Aim of the task: Output the material word for word. Leave each picture out.

Information supplied:
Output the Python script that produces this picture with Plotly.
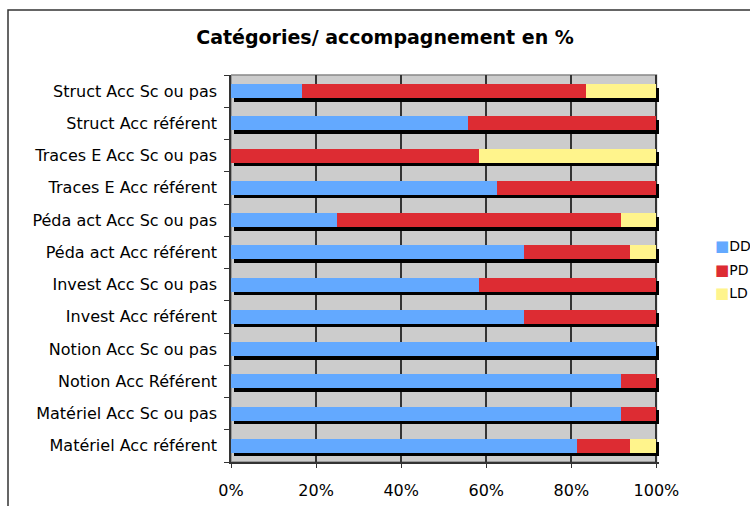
import plotly.graph_objects as go

categories = [
    "Struct Acc Sc ou pas",
    "Struct Acc référent",
    "Traces E Acc Sc ou pas",
    "Traces E Acc référent",
    "Péda act Acc Sc ou pas",
    "Péda act Acc référent",
    "Invest Acc Sc ou pas",
    "Invest Acc référent",
    "Notion Acc Sc ou pas",
    "Notion Acc Référent",
    "Matériel Acc Sc ou pas",
    "Matériel Acc référent",
]
dd = [16.7, 55.6, 0.0, 62.5, 25.0, 68.75, 58.3, 68.75, 100.0, 91.7, 91.7, 81.25]
pd_ = [66.7, 44.4, 58.3, 37.5, 66.7, 25.0, 41.7, 31.25, 0.0, 8.3, 8.3, 12.5]
ld = [16.6, 0.0, 41.7, 0.0, 8.3, 6.25, 0.0, 0.0, 0.0, 0.0, 0.0, 6.25]
series_names = ["DD", "PD", "LD"]
series_colors = ["#63A9FF", "#DD2C33", "#FFF48C"]
x_ticks = [0, 20, 40, 60, 80, 100]
x_ticklabels = ["0%", "20%", "40%", "60%", "80%", "100%"]
title = "Catégories/ accompagnement en %"

FONT = "DejaVu Sans"
cat_order = categories[::-1]
totals = [a + b + c for a, b, c in zip(dd, pd_, ld)]
BAR_W = 0.43

W, H = 750, 506
ML, MR, MT, MB = 231, 91, 75, 44
PW, PH = W - ML - MR, H - MT - MB

fig = go.Figure()

# drop shadows (drawn on the main y axis, behind the coloured bars)
fig.add_trace(go.Bar(
    y=categories, x=totals, base=0.6, orientation="h", width=BAR_W,
    marker=dict(color="black", line=dict(width=0)),
    showlegend=False, hoverinfo="skip", xaxis="x", yaxis="y",
))

for name, vals, col in zip(series_names, [dd, pd_, ld], series_colors):
    fig.add_trace(go.Bar(
        y=categories, x=vals, name=name, orientation="h", width=BAR_W,
        marker=dict(color=col, line=dict(width=0)),
        xaxis="x", yaxis="y2", showlegend=False,
    ))

# legend drawn as annotations (symbol + name) to match the compact layout
annotations = []
for i, (name, col) in enumerate(zip(series_names, series_colors)):
    yc = 1 - (246 + i * 23.5 - MT) / PH
    annotations.append(dict(
        xref="paper", yref="paper", x=(714 - ML) / PW, y=yc,
        xanchor="left", yanchor="middle", showarrow=False,
        text=f'<span style="color:{col};font-size:15px">■</span>{name}',
        font=dict(family=FONT, size=14, color="black"), borderpad=0,
    ))

shift = 0.11
fig.update_layout(
    width=W, height=H,
    margin=dict(l=ML, r=MR, t=MT, b=MB, autoexpand=False),
    paper_bgcolor="white", plot_bgcolor="white",
    barmode="stack",
    showlegend=False,
    font=dict(family=FONT, size=16, color="black"),
    title=dict(text="<b>" + title + "</b>", x=385 / W, xref="container",
               xanchor="center", y=1 - 37 / H, yref="container",
               yanchor="middle",
               font=dict(family=FONT, size=19, color="black")),
    xaxis=dict(range=[0, 100.6], tickvals=x_ticks, ticktext=x_ticklabels,
               showgrid=True, gridcolor="#333333", gridwidth=1.5,
               zeroline=False, showline=True, linecolor="#333333", linewidth=1.5,
               ticks="outside", ticklen=4, tickcolor="#333333",
               ticklabelstandoff=9, tickfont=dict(size=16)),
    yaxis=dict(type="category", categoryorder="array", categoryarray=cat_order,
               range=[-0.5 + shift, len(categories) - 0.5 + shift],
               showticklabels=False, showgrid=False, zeroline=False,
               showline=False, ticks=""),
    yaxis2=dict(type="category", categoryorder="array", categoryarray=cat_order,
                range=[-0.5, len(categories) - 0.5], overlaying="y", side="left",
                showgrid=False, zeroline=False, showline=True,
                linecolor="#333333", linewidth=1.5,
                ticks="outside", ticklen=5, tickcolor="#333333",
                tickson="boundaries", ticklabelstandoff=9,
                tickfont=dict(size=16)),
    annotations=annotations,
    shapes=[
        dict(type="rect", xref="x", yref="paper", x0=0, x1=100, y0=0, y1=1,
             fillcolor="#CCCCCC", line=dict(color="#888888", width=1.5),
             layer="below"),
        dict(type="rect", xref="paper", yref="paper",
             x0=(8 - ML) / PW, x1=1.6, y0=-0.5, y1=(H - MB - 10) / PH,
             fillcolor="rgba(0,0,0,0)", line=dict(color="#333333", width=1.5),
             layer="above"),
    ],
)

fig.write_html("out.html")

Output for this task:
Output the Python script that produces this picture with Plotly.
import plotly.graph_objects as go

categories = [
    "Struct Acc Sc ou pas",
    "Struct Acc référent",
    "Traces E Acc Sc ou pas",
    "Traces E Acc référent",
    "Péda act Acc Sc ou pas",
    "Péda act Acc référent",
    "Invest Acc Sc ou pas",
    "Invest Acc référent",
    "Notion Acc Sc ou pas",
    "Notion Acc Référent",
    "Matériel Acc Sc ou pas",
    "Matériel Acc référent",
]
dd = [16.7, 55.6, 0.0, 62.5, 25.0, 68.75, 58.3, 68.75, 100.0, 91.7, 91.7, 81.25]
pd_ = [66.7, 44.4, 58.3, 37.5, 66.7, 25.0, 41.7, 31.25, 0.0, 8.3, 8.3, 12.5]
ld = [16.6, 0.0, 41.7, 0.0, 8.3, 6.25, 0.0, 0.0, 0.0, 0.0, 0.0, 6.25]
series_names = ["DD", "PD", "LD"]
series_colors = ["#63A9FF", "#DD2C33", "#FFF48C"]
x_ticks = [0, 20, 40, 60, 80, 100]
x_ticklabels = ["0%", "20%", "40%", "60%", "80%", "100%"]
title = "Catégories/ accompagnement en %"

FONT = "DejaVu Sans"
cat_order = categories[::-1]
totals = [a + b + c for a, b, c in zip(dd, pd_, ld)]
BAR_W = 0.43

W, H = 750, 506
ML, MR, MT, MB = 231, 91, 75, 44
PW, PH = W - ML - MR, H - MT - MB

fig = go.Figure()

# drop shadows (drawn on the main y axis, behind the coloured bars)
fig.add_trace(go.Bar(
    y=categories, x=totals, base=0.6, orientation="h", width=BAR_W,
    marker=dict(color="black", line=dict(width=0)),
    showlegend=False, hoverinfo="skip", xaxis="x", yaxis="y",
))

for name, vals, col in zip(series_names, [dd, pd_, ld], series_colors):
    fig.add_trace(go.Bar(
        y=categories, x=vals, name=name, orientation="h", width=BAR_W,
        marker=dict(color=col, line=dict(width=0)),
        xaxis="x", yaxis="y2", showlegend=False,
    ))

# legend drawn as annotations (symbol + name) to match the compact layout
annotations = []
for i, (name, col) in enumerate(zip(series_names, series_colors)):
    yc = 1 - (246 + i * 23.5 - MT) / PH
    annotations.append(dict(
        xref="paper", yref="paper", x=(714 - ML) / PW, y=yc,
        xanchor="left", yanchor="middle", showarrow=False,
        text=f'<span style="color:{col};font-size:15px">■</span>{name}',
        font=dict(family=FONT, size=14, color="black"), borderpad=0,
    ))

shift = 0.11
fig.update_layout(
    width=W, height=H,
    margin=dict(l=ML, r=MR, t=MT, b=MB, autoexpand=False),
    paper_bgcolor="white", plot_bgcolor="white",
    barmode="stack",
    showlegend=False,
    font=dict(family=FONT, size=16, color="black"),
    title=dict(text="<b>" + title + "</b>", x=385 / W, xref="container",
               xanchor="center", y=1 - 37 / H, yref="container",
               yanchor="middle",
               font=dict(family=FONT, size=19, color="black")),
    xaxis=dict(range=[0, 100.6], tickvals=x_ticks, ticktext=x_ticklabels,
               showgrid=True, gridcolor="#333333", gridwidth=1.5,
               zeroline=False, showline=True, linecolor="#333333", linewidth=1.5,
               ticks="outside", ticklen=4, tickcolor="#333333",
               ticklabelstandoff=9, tickfont=dict(size=16)),
    yaxis=dict(type="category", categoryorder="array", categoryarray=cat_order,
               range=[-0.5 + shift, len(categories) - 0.5 + shift],
               showticklabels=False, showgrid=False, zeroline=False,
               showline=False, ticks=""),
    yaxis2=dict(type="category", categoryorder="array", categoryarray=cat_order,
                range=[-0.5, len(categories) - 0.5], overlaying="y", side="left",
                showgrid=False, zeroline=False, showline=True,
                linecolor="#333333", linewidth=1.5,
                ticks="outside", ticklen=5, tickcolor="#333333",
                tickson="boundaries", ticklabelstandoff=9,
                tickfont=dict(size=16)),
    annotations=annotations,
    shapes=[
        dict(type="rect", xref="x", yref="paper", x0=0, x1=100, y0=0, y1=1,
             fillcolor="#CCCCCC", line=dict(color="#888888", width=1.5),
             layer="below"),
        dict(type="rect", xref="paper", yref="paper",
             x0=(8 - ML) / PW, x1=1.6, y0=-0.5, y1=(H - MB - 10) / PH,
             fillcolor="rgba(0,0,0,0)", line=dict(color="#333333", width=1.5),
             layer="above"),
    ],
)

fig.write_html("out.html")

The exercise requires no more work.